The Implications of Wal-Mart's Warning

The retail giant lowered its profit forecast for the rest of 2007, in part because of the rising economic pressures on consumers

Maybe it's time to start worrying about whether American consumers can keep propping up the U.S. economy.

On Aug. 14, Wal-Mart Stores (WMT) provided a bleak outlook for the second half of the year, even as it reported record sales and profits for the second quarter. H. Lee Scott Jr., the company's president and chief executive, said that consumers slowed their spending markedly in the last weeks of the quarter, as rising interest rates and gas prices took a toll on paychecks. "Consumers are under difficult pressure financially," he said, in an unusually grim conference call, prerecorded for investors and analysts. "Consumers are running out of money by the end of the month."

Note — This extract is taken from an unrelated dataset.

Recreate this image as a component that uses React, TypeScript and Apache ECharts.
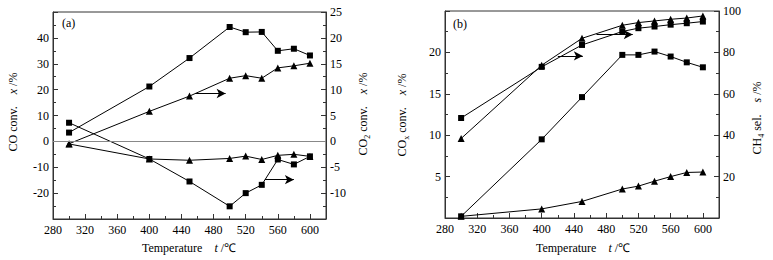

Scott didn't place all the blame for the company's difficulties on consumer concerns. He said that the company has also created problems for itself, particularly in merchandising, as its push into upscale apparel and home furnishings has floundered. "Although some people will report that Wal-Mart has had record sales and earnings, our underlying operating performance this quarter is not what we expect of ourselves and not what our shareholders expect of us," Scott said. "For the remainder of this year, our management team is focused on inventory improvements, delivering quality products at low prices, and store execution at the highest standards."

The Housing Downturn Strikes Spending Habits

But what spooked Wal-Mart shareholders and investors more broadly is the idea that the American consumer, free-spending for years, may now be cutting back. Rising interest rates are hurting those with adjustable-rate mortgages and other debts, while the downturn in the housing market has made many Americans feel less well off than they did just months ago. At the same time, the stock market is gyrating wildly and gas prices have remained stubbornly high. "We are in a tough economic environment with the consumer being affected by the housing market, tightening credit, and even gas prices," says Michael Niemira, chief economist for the International Council of Shopping Centers, which tracks sales at shopping centers.

Wal-Mart shares dropped 5% on Aug. 14, to close at $43.82, while the Dow Jones industrial average tumbled more than 200 points, to close at 13,028.92 (see, 8/14/07, "Stocks Tumble on Credit Fears, Wal-Mart"). The news came one day after Sears Holdings (SHLD) reported disappointing results for the second quarter, and Chief Executive Aylwin Lewis said, "The housing market slowdown and other economic pressures have presented a noticeable headwind to the business."

For the quarter, Wal-Mart reported an 8.8% increase in sales, to $91.99 billion, propelled by 16% growth in its international operations. Net income increased 49%, to $3.10 billion, although profits in the year-earlier period had been reduced because of a charge for the sale of its German operations. Income from continuing operations in the second quarter rose 4.1%, to $3.11 billion.

Wal-Mart's Pessimistic Outlook

Yet while the quarterly performance was solid, the outlook for the rest of the year is difficult. Wal-Mart says it now expects to report earnings per share from continuing operations of between $3.05 and $3.13 for the full fiscal year. It had previously said that it expected to earn between $3.15 and $3.23 per share.

"The company's current earnings projections reflect the need to continue to improve our underlying operating performance," said Thomas Schoewe, the retailer's executive vice-president and chief financial officer, in a statement. "This guidance also reflects the economic trends that have developed in many of our major markets."

Coming from the world's largest retailer, such dire pronouncements have a broad impact. Still, Brian Bethune, an economist at analysis firm Global Insight, disagrees with the dark picture. Bethune points out that competitors like Target (TGT) and J.C. Penney (JCP) have performed well in these same economic conditions. "Wal-Mart executives are seeing it through their own dark glasses because they are struggling with their own ongoing problems with product positioning and marketing," says Bethune. "Yes, the low-income consumer is struggling, but it's certainly not as severe as Wal-Mart would suggest."

"Too Far, Too Fast"

Economists say that the picture is hardly rosy. Consumer spending is slowing, particularly in those states where the housing downturn is most severe, including California, Florida, and Arizona. But Niemira points out that Wal-Mart had been struggling long before the housing market ran into trouble. "Wal-Mart's woes preceded this tough consumer spending cycle that started around February this year," he says. "Its current results are a reflection of issues that it's dealing with within the company."

CEO Scott acknowledges that the company has made missteps. In an interview with BusinessWeek earlier this year, he said that the company has struggled because it tried to move "too far, too fast." into upscale markets. "We are defined by our customer, not by us," he said. "And we can't wake up one morning and say we're going to be something different and something more to you and not earn it. We just can't." (See, 3/30/07, "Wal-Mart: 'On the Side of the Angels.'")

Now, as American consumers struggle with rising interest rates and credit market woes, Scott says there's an opportunity for his company. "Many customers around the world continue to be under economic pressure, and they expect Wal-Mart to be their advocate," Scott said in the company's conference call. "We will continue to be the undisputed price leader."